Reproduce every line of the material below, but drop the pictures.

INFORMATION SUPPLIED:

---

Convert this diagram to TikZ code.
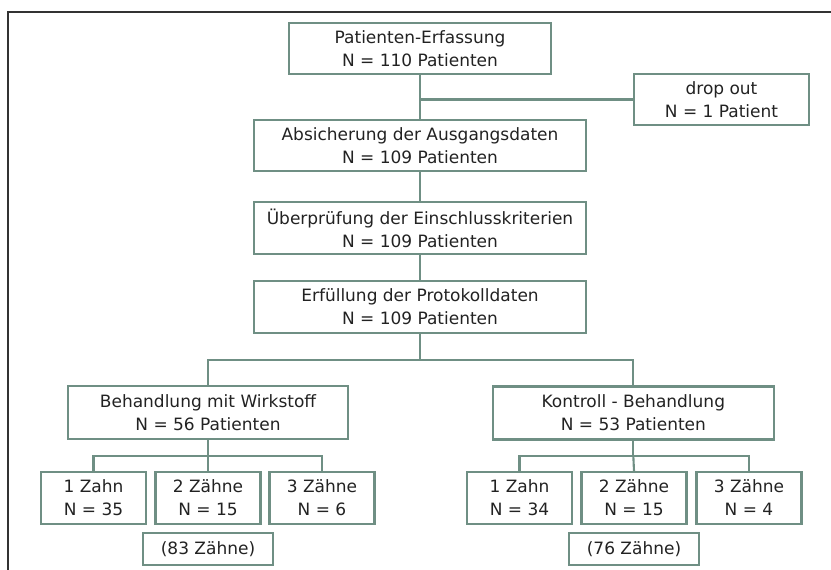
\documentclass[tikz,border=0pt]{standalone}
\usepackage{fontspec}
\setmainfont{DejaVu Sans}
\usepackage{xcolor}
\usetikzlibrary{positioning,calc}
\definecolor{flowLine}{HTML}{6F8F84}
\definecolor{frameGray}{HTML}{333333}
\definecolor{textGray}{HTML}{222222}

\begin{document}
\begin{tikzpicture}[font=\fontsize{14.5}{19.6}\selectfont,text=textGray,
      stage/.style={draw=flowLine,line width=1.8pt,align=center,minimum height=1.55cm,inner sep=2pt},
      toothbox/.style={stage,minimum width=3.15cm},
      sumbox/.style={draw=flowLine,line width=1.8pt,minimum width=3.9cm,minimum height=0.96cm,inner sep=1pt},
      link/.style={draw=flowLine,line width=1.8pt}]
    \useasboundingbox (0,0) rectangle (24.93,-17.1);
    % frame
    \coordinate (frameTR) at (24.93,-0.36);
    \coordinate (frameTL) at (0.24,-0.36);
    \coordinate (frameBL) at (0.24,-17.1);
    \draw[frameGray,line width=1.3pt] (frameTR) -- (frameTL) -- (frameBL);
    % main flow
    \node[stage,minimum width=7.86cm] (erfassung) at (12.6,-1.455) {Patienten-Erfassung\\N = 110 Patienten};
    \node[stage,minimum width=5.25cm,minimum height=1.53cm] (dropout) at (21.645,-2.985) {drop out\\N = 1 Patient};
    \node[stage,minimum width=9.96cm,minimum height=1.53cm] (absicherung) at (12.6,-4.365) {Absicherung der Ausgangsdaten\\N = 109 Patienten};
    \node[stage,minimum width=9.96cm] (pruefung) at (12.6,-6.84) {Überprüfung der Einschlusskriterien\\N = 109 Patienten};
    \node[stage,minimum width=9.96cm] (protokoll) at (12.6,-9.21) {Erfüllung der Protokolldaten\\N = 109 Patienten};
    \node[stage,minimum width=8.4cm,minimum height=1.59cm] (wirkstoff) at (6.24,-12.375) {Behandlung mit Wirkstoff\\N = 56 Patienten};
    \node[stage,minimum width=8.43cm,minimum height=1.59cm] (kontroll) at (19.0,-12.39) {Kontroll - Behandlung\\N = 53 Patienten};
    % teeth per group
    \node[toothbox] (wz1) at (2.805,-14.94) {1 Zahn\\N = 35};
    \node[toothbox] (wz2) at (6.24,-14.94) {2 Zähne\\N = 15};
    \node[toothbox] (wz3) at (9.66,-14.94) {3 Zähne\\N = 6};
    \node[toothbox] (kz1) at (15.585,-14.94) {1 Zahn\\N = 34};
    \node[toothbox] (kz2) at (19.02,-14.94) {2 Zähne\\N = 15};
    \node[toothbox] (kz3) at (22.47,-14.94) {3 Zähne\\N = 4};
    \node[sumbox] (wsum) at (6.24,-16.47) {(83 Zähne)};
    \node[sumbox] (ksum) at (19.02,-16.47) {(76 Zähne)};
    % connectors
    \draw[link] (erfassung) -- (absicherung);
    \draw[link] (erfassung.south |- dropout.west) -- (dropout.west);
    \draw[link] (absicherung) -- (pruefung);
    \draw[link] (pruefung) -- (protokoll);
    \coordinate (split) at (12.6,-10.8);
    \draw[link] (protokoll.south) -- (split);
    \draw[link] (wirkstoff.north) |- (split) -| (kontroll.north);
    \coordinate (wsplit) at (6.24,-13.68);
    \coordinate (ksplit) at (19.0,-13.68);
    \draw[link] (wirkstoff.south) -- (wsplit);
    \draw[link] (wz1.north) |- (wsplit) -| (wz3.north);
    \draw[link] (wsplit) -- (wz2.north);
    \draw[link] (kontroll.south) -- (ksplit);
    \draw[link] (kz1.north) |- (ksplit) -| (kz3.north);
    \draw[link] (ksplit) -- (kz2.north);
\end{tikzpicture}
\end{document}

---

THE SOLUTION:
Convert this diagram to TikZ code.
\documentclass[tikz,border=0pt]{standalone}
\usepackage{fontspec}
\setmainfont{DejaVu Sans}
\usepackage{xcolor}
\usetikzlibrary{positioning,calc}
\definecolor{flowLine}{HTML}{6F8F84}
\definecolor{frameGray}{HTML}{333333}
\definecolor{textGray}{HTML}{222222}

\begin{document}
\begin{tikzpicture}[font=\fontsize{14.5}{19.6}\selectfont,text=textGray,
      stage/.style={draw=flowLine,line width=1.8pt,align=center,minimum height=1.55cm,inner sep=2pt},
      toothbox/.style={stage,minimum width=3.15cm},
      sumbox/.style={draw=flowLine,line width=1.8pt,minimum width=3.9cm,minimum height=0.96cm,inner sep=1pt},
      link/.style={draw=flowLine,line width=1.8pt}]
    \useasboundingbox (0,0) rectangle (24.93,-17.1);
    % frame
    \coordinate (frameTR) at (24.93,-0.36);
    \coordinate (frameTL) at (0.24,-0.36);
    \coordinate (frameBL) at (0.24,-17.1);
    \draw[frameGray,line width=1.3pt] (frameTR) -- (frameTL) -- (frameBL);
    % main flow
    \node[stage,minimum width=7.86cm] (erfassung) at (12.6,-1.455) {Patienten-Erfassung\\N = 110 Patienten};
    \node[stage,minimum width=5.25cm,minimum height=1.53cm] (dropout) at (21.645,-2.985) {drop out\\N = 1 Patient};
    \node[stage,minimum width=9.96cm,minimum height=1.53cm] (absicherung) at (12.6,-4.365) {Absicherung der Ausgangsdaten\\N = 109 Patienten};
    \node[stage,minimum width=9.96cm] (pruefung) at (12.6,-6.84) {Überprüfung der Einschlusskriterien\\N = 109 Patienten};
    \node[stage,minimum width=9.96cm] (protokoll) at (12.6,-9.21) {Erfüllung der Protokolldaten\\N = 109 Patienten};
    \node[stage,minimum width=8.4cm,minimum height=1.59cm] (wirkstoff) at (6.24,-12.375) {Behandlung mit Wirkstoff\\N = 56 Patienten};
    \node[stage,minimum width=8.43cm,minimum height=1.59cm] (kontroll) at (19.0,-12.39) {Kontroll - Behandlung\\N = 53 Patienten};
    % teeth per group
    \node[toothbox] (wz1) at (2.805,-14.94) {1 Zahn\\N = 35};
    \node[toothbox] (wz2) at (6.24,-14.94) {2 Zähne\\N = 15};
    \node[toothbox] (wz3) at (9.66,-14.94) {3 Zähne\\N = 6};
    \node[toothbox] (kz1) at (15.585,-14.94) {1 Zahn\\N = 34};
    \node[toothbox] (kz2) at (19.02,-14.94) {2 Zähne\\N = 15};
    \node[toothbox] (kz3) at (22.47,-14.94) {3 Zähne\\N = 4};
    \node[sumbox] (wsum) at (6.24,-16.47) {(83 Zähne)};
    \node[sumbox] (ksum) at (19.02,-16.47) {(76 Zähne)};
    % connectors
    \draw[link] (erfassung) -- (absicherung);
    \draw[link] (erfassung.south |- dropout.west) -- (dropout.west);
    \draw[link] (absicherung) -- (pruefung);
    \draw[link] (pruefung) -- (protokoll);
    \coordinate (split) at (12.6,-10.8);
    \draw[link] (protokoll.south) -- (split);
    \draw[link] (wirkstoff.north) |- (split) -| (kontroll.north);
    \coordinate (wsplit) at (6.24,-13.68);
    \coordinate (ksplit) at (19.0,-13.68);
    \draw[link] (wirkstoff.south) -- (wsplit);
    \draw[link] (wz1.north) |- (wsplit) -| (wz3.north);
    \draw[link] (wsplit) -- (wz2.north);
    \draw[link] (kontroll.south) -- (ksplit);
    \draw[link] (kz1.north) |- (ksplit) -| (kz3.north);
    \draw[link] (ksplit) -- (kz2.north);
\end{tikzpicture}
\end{document}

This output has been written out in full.